Sheriff Juan Figueora and County Executive Pat Ryan

Suicides and drug overdoses have increased significantly so far in 2020 vs. the same time period last year.

Sheriff Juan Figueroa spoke about the overdose issue earlier this month in a press conference announcing that manslaughter charges would be brought against an Ulster County resident who provided fentanyl-laced heroin to someone who later died of an overdose

“On top of the global pandemic, we still have our opioid epidemic,” said Figueroa. “Because of the pandemic, people are home, people are not working, and this issue has really taken off and spiked in Ulster County.”


The following numbers were provided by the Ulster County Sheriff’s Office:

2019 2020 Increase
Non-Fatal Overdoses 108 168 56%
Fatal Overdoses 11 22 100%
Suicides 10 15 50%

Ulster County Commissioner of Health Dr. Carol Smith said those factors also influenced the uptick in suicide. 

The overall effects of the COVID-19 crisis, including social isolation, and financial and emotional stressors, have disproportionately impacted vulnerable populations across the board, including those suffering from suicidal ideation,” said Smith. “Preventing suicide is a challenge that requires the entire community’s active engagement and participation. Community members should know that there are resources available that can be found on our website and help is always available by calling the Family of Woodstock 24 Hour Crisis Hotline at 845-338-2370.”

We spoke with Tamara Cooper, team leader of the hotline. She said that while Family hasn’t observed an increase in the number of calls related to suicide, its total call volume has more than doubled since March. 

“A high majority of our calls have an anxiety component to them,” she said. “And we know that anxiety is a risk factor for suicidal thinking.” 

She said feelings of anxiety were being driven by the fear of the coronavirus, fear of the impact of financial difficulties, and the psychological effects of social distancing. 

“Loneliness is on the rise,” she said. “And we think that people being able to call a hotline and hear another human voice is a protective factor right now.”

Cooper said some of the increased overdoses could be suicides, though it takes a lengthy forensic investigation to determine that.
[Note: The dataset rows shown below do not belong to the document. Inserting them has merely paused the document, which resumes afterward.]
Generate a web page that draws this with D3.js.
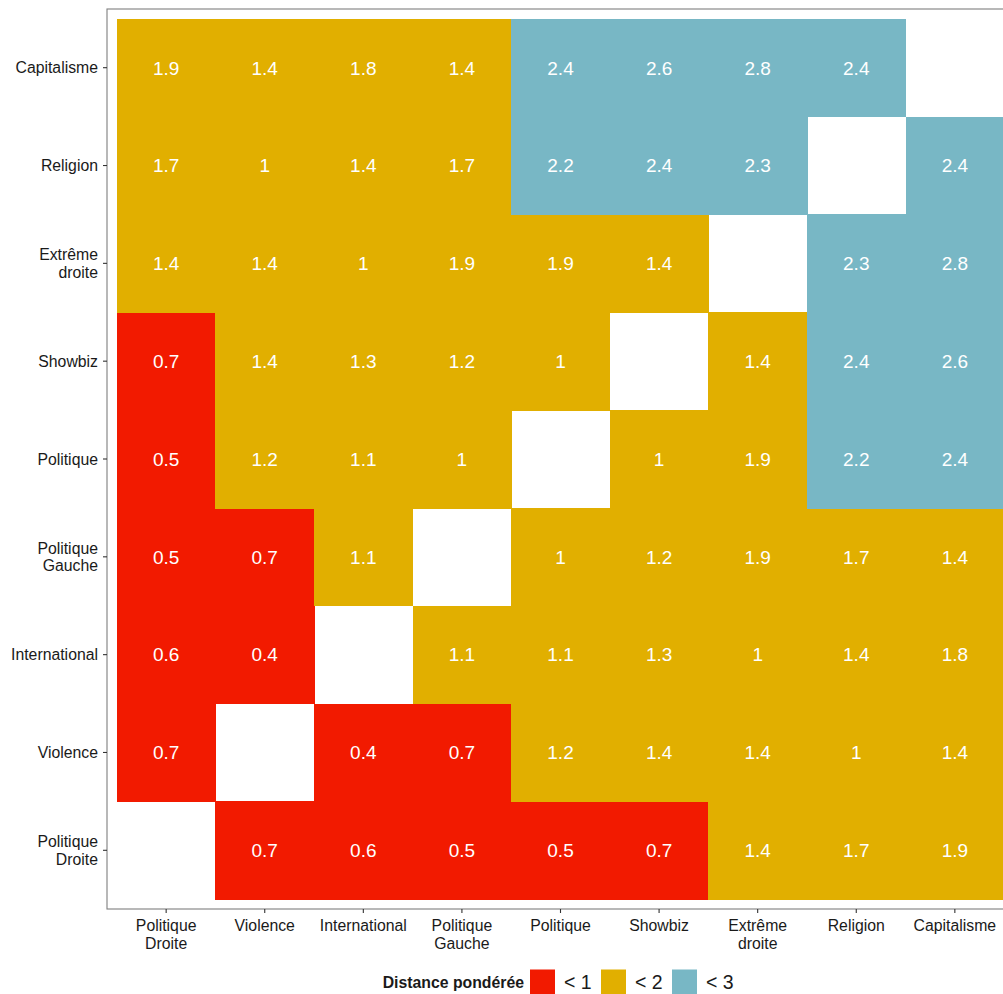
<!DOCTYPE html>
<html>
<head>
<meta charset="utf-8">
<script src="https://cdn.jsdelivr.net/npm/d3@7"></script>
<style>
  body { margin: 0; background: #fff; }
  text { font-family: "Liberation Sans", Arial, Helvetica, sans-serif; }
</style>
</head>
<body>
<div id="chart"></div>
<script>
// categories, same order on both axes (x: left to right, y: bottom to top)
var categories = ["Politique Droite", "Violence", "International", "Politique Gauche",
    "Politique", "Showbiz", "Extrême droite", "Religion", "Capitalisme"];

// one row per y category (bottom to top), values across x categories; null = diagonal
var rowPolitiqueDroite = [null, 0.7, 0.6, 0.5, 0.5, 0.7, 1.4, 1.7, 1.9];
var rowViolence        = [0.7, null, 0.4, 0.7, 1.2, 1.4, 1.4, 1, 1.4];
var rowInternational   = [0.6, 0.4, null, 1.1, 1.1, 1.3, 1, 1.4, 1.8];
var rowPolitiqueGauche = [0.5, 0.7, 1.1, null, 1, 1.2, 1.9, 1.7, 1.4];
var rowPolitique       = [0.5, 1.2, 1.1, 1, null, 1, 1.9, 2.2, 2.4];
var rowShowbiz         = [0.7, 1.4, 1.3, 1.2, 1, null, 1.4, 2.4, 2.6];
var rowExtremeDroite   = [1.4, 1.4, 1, 1.9, 1.9, 1.4, null, 2.3, 2.8];
var rowReligion        = [1.7, 1, 1.4, 1.7, 2.2, 2.4, 2.3, null, 2.4];
var rowCapitalisme     = [1.9, 1.4, 1.8, 1.4, 2.4, 2.6, 2.8, 2.4, null];

var rows = [rowPolitiqueDroite, rowViolence, rowInternational, rowPolitiqueGauche,
    rowPolitique, rowShowbiz, rowExtremeDroite, rowReligion, rowCapitalisme];

// legend classes
var classLabels = ["< 1", "< 2", "< 3"];
var classBreaks = [1, 2];
var classColors = ["#F21A00", "#E1AF00", "#78B7C5"];

var svgWidth = 1003, svgHeight = 994;
var panel = {left: 107, top: 9, right: 1014, bottom: 909};

var svg = d3.select("#chart").append("svg")
    .attr("width", svgWidth)
    .attr("height", svgHeight);

// ggplot-like discrete expansion: 0.6 units each side, tiles of width 1
var unitX = (panel.right - panel.left) / (categories.length + 0.2);
var unitY = (panel.bottom - panel.top) / (categories.length + 0.2);

var x = d3.scaleBand()
    .domain(categories)
    .range([panel.left + 0.1 * unitX, panel.right - 0.1 * unitX]);
var y = d3.scaleBand()
    .domain(categories)
    .range([panel.bottom - 0.1 * unitY, panel.top + 0.1 * unitY]);

var color = d3.scaleThreshold().domain(classBreaks).range(classColors);

var cells = [];
rows.forEach(function(r, i) {
    r.forEach(function(v, j) {
        if (v !== null) cells.push({x: categories[j], y: categories[i], value: v});
    });
});

var fmt = function(v) { return String(+v.toFixed(1)); };

var g = svg.append("g");

g.selectAll("rect.tile")
    .data(cells)
    .enter()
    .append("rect")
    .attr("class", "tile")
    .attr("x", function(d) { return x(d.x); })
    .attr("y", function(d) { return y(d.y); })
    .attr("width", x.bandwidth() + 0.6)
    .attr("height", y.bandwidth() + 0.6)
    .attr("shape-rendering", "crispEdges")
    .attr("fill", function(d) { return color(d.value); });

g.selectAll("text.lab")
    .data(cells)
    .enter()
    .append("text")
    .attr("class", "lab")
    .attr("x", function(d) { return x(d.x) + x.bandwidth() / 2; })
    .attr("y", function(d) { return y(d.y) + y.bandwidth() / 2; })
    .attr("dy", "0.36em")
    .attr("text-anchor", "middle")
    .attr("fill", "#fff")
    .style("font-size", "19px")
    .text(function(d) { return fmt(d.value); });

// panel border
svg.append("rect")
    .attr("x", panel.left)
    .attr("y", panel.top)
    .attr("width", panel.right - panel.left)
    .attr("height", panel.bottom - panel.top)
    .attr("fill", "none")
    .attr("stroke", "#7f7f7f")
    .attr("stroke-width", 1.1);

// two-line labels like ggplot's wrapped labels
function splitLabel(s) {
    var parts = s.split(" ");
    return parts.length > 1 ? [parts[0], parts.slice(1).join(" ")] : [s];
}

// x axis
var xAxis = svg.append("g")
    .attr("transform", "translate(0," + panel.bottom + ")")
    .call(d3.axisBottom(x).tickSize(4).tickPadding(3).tickSizeOuter(0));
xAxis.select(".domain").remove();
xAxis.selectAll(".tick line").attr("stroke", "#333").attr("stroke-width", 1.1);
xAxis.selectAll(".tick text").each(function(d) {
    var t = d3.select(this).text("")
        .attr("fill", "#1a1a1a")
        .style("font-size", "15.8px")
        .attr("y", 0)
        .attr("dy", null);
    splitLabel(d).forEach(function(line, i) {
        t.append("tspan").attr("x", 0).attr("y", 22 + i * 17.5).text(line);
    });
});

// y axis
var yAxis = svg.append("g")
    .attr("transform", "translate(" + panel.left + ",0)")
    .call(d3.axisLeft(y).tickSize(4).tickPadding(3).tickSizeOuter(0));
yAxis.select(".domain").remove();
yAxis.selectAll(".tick line").attr("stroke", "#333").attr("stroke-width", 1.1);
yAxis.selectAll(".tick text").each(function(d) {
    var lines = splitLabel(d);
    var t = d3.select(this).text("")
        .attr("fill", "#1a1a1a")
        .style("font-size", "15.8px")
        .attr("dy", null)
        .attr("x", -9);
    lines.forEach(function(line, i) {
        var off = (i - (lines.length - 1) / 2) * 17.5;
        t.append("tspan").attr("x", -9).attr("y", off).attr("dy", "0.35em").text(line);
    });
});

// legend
var legend = svg.append("g").attr("transform", "translate(0,982)");
legend.append("text")
    .attr("x", 524)
    .attr("y", 0)
    .attr("dy", "0.35em")
    .attr("text-anchor", "end")
    .style("font-size", "15.8px")
    .style("font-weight", "bold")
    .attr("fill", "#1a1a1a")
    .text("Distance pondérée");

var keyX = d3.scalePoint().domain(classLabels).range([530, 672]);
var keys = legend.selectAll("g.key")
    .data(classLabels)
    .enter()
    .append("g")
    .attr("class", "key")
    .attr("transform", function(d) { return "translate(" + keyX(d) + ",0)"; });
keys.append("rect")
    .attr("x", 0)
    .attr("y", -12.5)
    .attr("width", 25)
    .attr("height", 25)
    .attr("fill", function(d, i) { return classColors[i]; });
keys.append("text")
    .attr("x", 34)
    .attr("y", 0)
    .attr("dy", "0.35em")
    .style("font-size", "19.5px")
    .attr("fill", "#1a1a1a")
    .text(function(d) { return d; });
</script>
</body>
</html>
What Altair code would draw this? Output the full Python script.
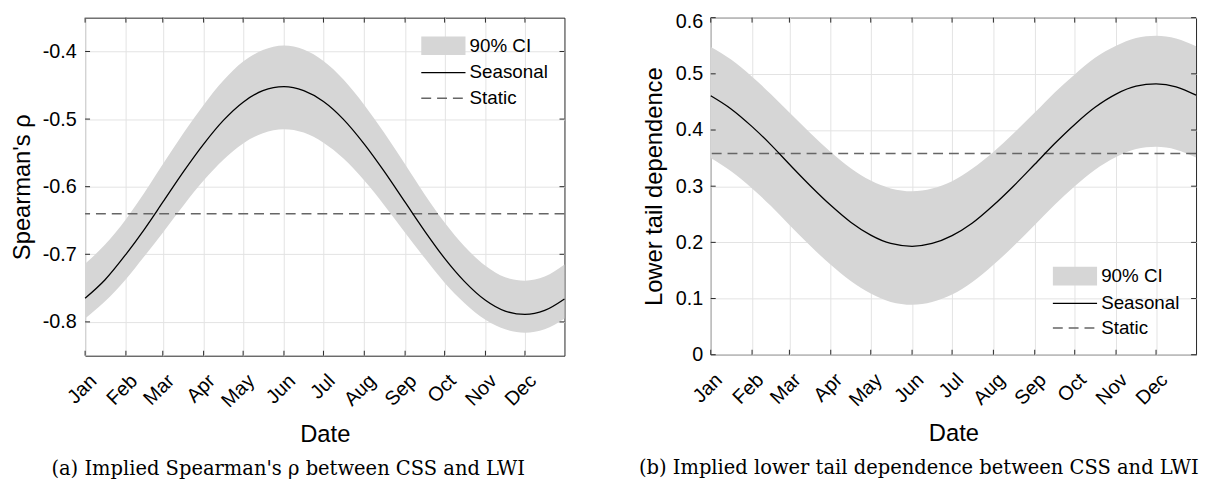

Another factor is the stigma that prevents friends and families from sharing that their loved one had spoken about suicide previously. 

“And we still operate under those stigmas and myths that it’s best to leave these thoughts alone,” she said. “We know that it is best to talk about. And it is best to ask people openly and directly, ‘Are you thinking about suicide?’ It’s a hard question to ask. It’s also a hard question to ask in a way that indicates you want an honest answer because often we ask in a way that prompts people to say no because we will feel better if they say no.”

Figureroa also spoke about solutions.

“It’s not just about arresting people, it’s about helping these individuals and helping the families that are involved in this epidemic,” he said.

The sheriff mentioned initiatives he put into place since taking office 18 months ago. These include education and reaching out directly to addicts to offer them help. Figueroa said his team has assisted 52 individuals and have placed 33 people in treatment. For inmates who come to the jail with an addiction, the sheriff introduced a Medically Assisted Treatment program that uses an opiate substitute (like methadone and Suboxone) to help wean addicts off heroin.

An increase in these numbers as a result of the pandemic and resulting lockdowns was predicted. A study released in March predicted 75,000 “deaths of despair” from such causes. 

So far, the death toll from COVID-19 stands at just under 125,000 nationwide and 85 in Ulster County.

In addition to the Family hotline (845-338-2370), those who need help can also reach out to the  national suicide talk (1-800-273-8255) and text (741-741) lines.